Give the listing again exactly, omitting its images.
══════
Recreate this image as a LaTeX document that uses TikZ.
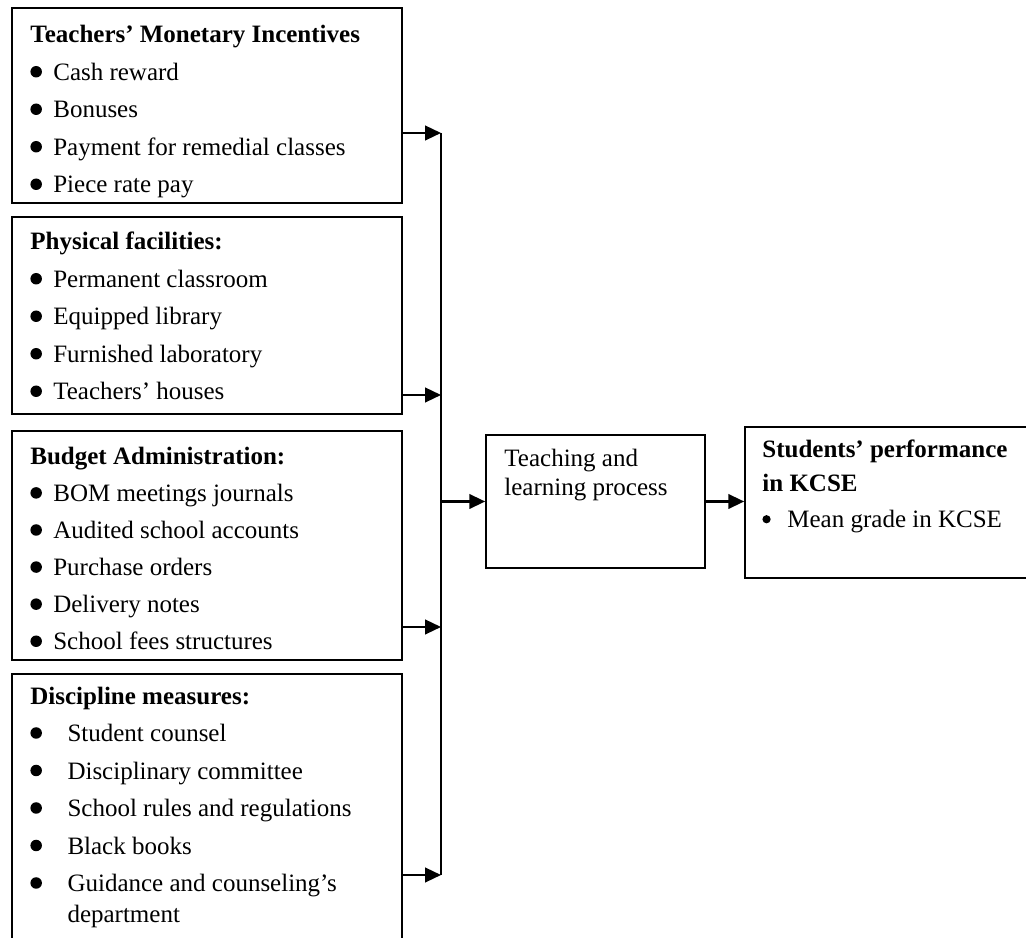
\documentclass[tikz,border=0pt]{standalone}
\usepackage{fontspec}
\setmainfont{Liberation Serif}
\usetikzlibrary{positioning,fit,arrows.meta}
\newcommand\bul[1][0.23em]{\tikz[baseline=0pt]\fill (#1,0.35em) circle[radius=#1];}
\newcommand\itm[2][0.23em]{\makebox[#2][l]{\bul[#1]}}
\tikzset{
	panel/.style={draw=black,line width=0.8pt,inner sep=0pt},
	bus/.style={draw=black,line width=1pt},
	flow/.style={draw=black,line width=1pt,-{Triangle[length=7.6pt,width=7pt]}},
	listtext/.style={anchor=base west,inner sep=0pt,align=left,font=\fontsize{12}{18}\selectfont},
}
\begin{document}
\begin{tikzpicture}[x=0.48pt,y=-0.48pt]
	\useasboundingbox (0,0) rectangle (1026,938);
	\clip (0,0) rectangle (1026,938);
	% boxes
	\node[panel,fit={(12,8) (402,203)}] (incent) {};
	\node[panel,fit={(12,217) (402,414)}] (facil) {};
	\node[panel,fit={(12,431) (402,660)}] (budget) {};
	\node[panel,fit={(12,674) (402,950)}] (discip) {};
	\node[panel,fit={(486,435) (705,568)}] (teach) {};
	\node[panel,fit={(745,427) (1040,578)}] (perf) {};
	% texts (placed by the baseline of their last line)
	\node[listtext] (incenttxt) at (30,193) {\textbf{Teachers' Monetary Incentives}\\
		\itm{11pt}Cash reward\\
		\itm{11pt}Bonuses\\
		\itm{11pt}Payment for remedial classes\\
		\itm{11pt}Piece rate pay};
	\node[listtext] (faciltxt) at (30,400) {\textbf{Physical facilities:}\\
		\itm{11pt}Permanent classroom\\
		\itm{11pt}Equipped library\\
		\itm{11pt}Furnished laboratory\\
		\itm{11pt}Teachers' houses};
	\node[listtext,font=\fontsize{12}{17.8}\selectfont] (budgettxt) at (30,650) {\textbf{Budget Administration:}\\
		\itm{11pt}BOM meetings journals\\
		\itm{11pt}Audited school accounts\\
		\itm{11pt}Purchase orders\\
		\itm{11pt}Delivery notes\\
		\itm{11pt}School fees structures};
	\node[listtext] (disciptxt) at (30,923) {\textbf{Discipline measures:}\\
		\itm{17.8pt}Student counsel\\
		\itm{17.8pt}Disciplinary committee\\
		\itm{17.8pt}School rules and regulations\\
		\itm{17.8pt}Black books\\
		\itm{17.8pt}Guidance and counseling's\\[-3pt]
		\hspace*{17.8pt}department};
	\node[listtext,font=\fontsize{12}{14}\selectfont] (teachtxt) at (504,496) {Teaching and\\learning process};
	\node[listtext,font=\fontsize{12}{16.5}\selectfont] (perftxt) at (762,528) {\textbf{Students' performance}\\
		\textbf{in KCSE}\\[0.8pt]
		\itm[0.165em]{12pt}Mean grade in KCSE};
	% connectors
	\coordinate (bus1) at (441,133);
	\coordinate (bus2) at (441,395);
	\coordinate (bus3) at (441,627);
	\coordinate (bus4) at (441,875);
	\draw[bus] (bus1)--(bus4);
	\foreach \b/\c in {incent/bus1,facil/bus2,budget/bus3,discip/bus4}
	\draw[flow] (\b.east |- \c)--(\c);
	\draw[flow] (bus1 |- teach.west)--(teach.west);
	\draw[flow] (teach.east)--(teach.east -| perf.west);
\end{tikzpicture}
\end{document}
══════
OUTPUT FOR THIS EXERCISE ▸
Recreate this image as a LaTeX document that uses TikZ.
\documentclass[tikz,border=0pt]{standalone}
\usepackage{fontspec}
\setmainfont{Liberation Serif}
\usetikzlibrary{positioning,fit,arrows.meta}
\newcommand\bul[1][0.23em]{\tikz[baseline=0pt]\fill (#1,0.35em) circle[radius=#1];}
\newcommand\itm[2][0.23em]{\makebox[#2][l]{\bul[#1]}}
\tikzset{
	panel/.style={draw=black,line width=0.8pt,inner sep=0pt},
	bus/.style={draw=black,line width=1pt},
	flow/.style={draw=black,line width=1pt,-{Triangle[length=7.6pt,width=7pt]}},
	listtext/.style={anchor=base west,inner sep=0pt,align=left,font=\fontsize{12}{18}\selectfont},
}
\begin{document}
\begin{tikzpicture}[x=0.48pt,y=-0.48pt]
	\useasboundingbox (0,0) rectangle (1026,938);
	\clip (0,0) rectangle (1026,938);
	% boxes
	\node[panel,fit={(12,8) (402,203)}] (incent) {};
	\node[panel,fit={(12,217) (402,414)}] (facil) {};
	\node[panel,fit={(12,431) (402,660)}] (budget) {};
	\node[panel,fit={(12,674) (402,950)}] (discip) {};
	\node[panel,fit={(486,435) (705,568)}] (teach) {};
	\node[panel,fit={(745,427) (1040,578)}] (perf) {};
	% texts (placed by the baseline of their last line)
	\node[listtext] (incenttxt) at (30,193) {\textbf{Teachers' Monetary Incentives}\\
		\itm{11pt}Cash reward\\
		\itm{11pt}Bonuses\\
		\itm{11pt}Payment for remedial classes\\
		\itm{11pt}Piece rate pay};
	\node[listtext] (faciltxt) at (30,400) {\textbf{Physical facilities:}\\
		\itm{11pt}Permanent classroom\\
		\itm{11pt}Equipped library\\
		\itm{11pt}Furnished laboratory\\
		\itm{11pt}Teachers' houses};
	\node[listtext,font=\fontsize{12}{17.8}\selectfont] (budgettxt) at (30,650) {\textbf{Budget Administration:}\\
		\itm{11pt}BOM meetings journals\\
		\itm{11pt}Audited school accounts\\
		\itm{11pt}Purchase orders\\
		\itm{11pt}Delivery notes\\
		\itm{11pt}School fees structures};
	\node[listtext] (disciptxt) at (30,923) {\textbf{Discipline measures:}\\
		\itm{17.8pt}Student counsel\\
		\itm{17.8pt}Disciplinary committee\\
		\itm{17.8pt}School rules and regulations\\
		\itm{17.8pt}Black books\\
		\itm{17.8pt}Guidance and counseling's\\[-3pt]
		\hspace*{17.8pt}department};
	\node[listtext,font=\fontsize{12}{14}\selectfont] (teachtxt) at (504,496) {Teaching and\\learning process};
	\node[listtext,font=\fontsize{12}{16.5}\selectfont] (perftxt) at (762,528) {\textbf{Students' performance}\\
		\textbf{in KCSE}\\[0.8pt]
		\itm[0.165em]{12pt}Mean grade in KCSE};
	% connectors
	\coordinate (bus1) at (441,133);
	\coordinate (bus2) at (441,395);
	\coordinate (bus3) at (441,627);
	\coordinate (bus4) at (441,875);
	\draw[bus] (bus1)--(bus4);
	\foreach \b/\c in {incent/bus1,facil/bus2,budget/bus3,discip/bus4}
	\draw[flow] (\b.east |- \c)--(\c);
	\draw[flow] (bus1 |- teach.west)--(teach.west);
	\draw[flow] (teach.east)--(teach.east -| perf.west);
\end{tikzpicture}
\end{document}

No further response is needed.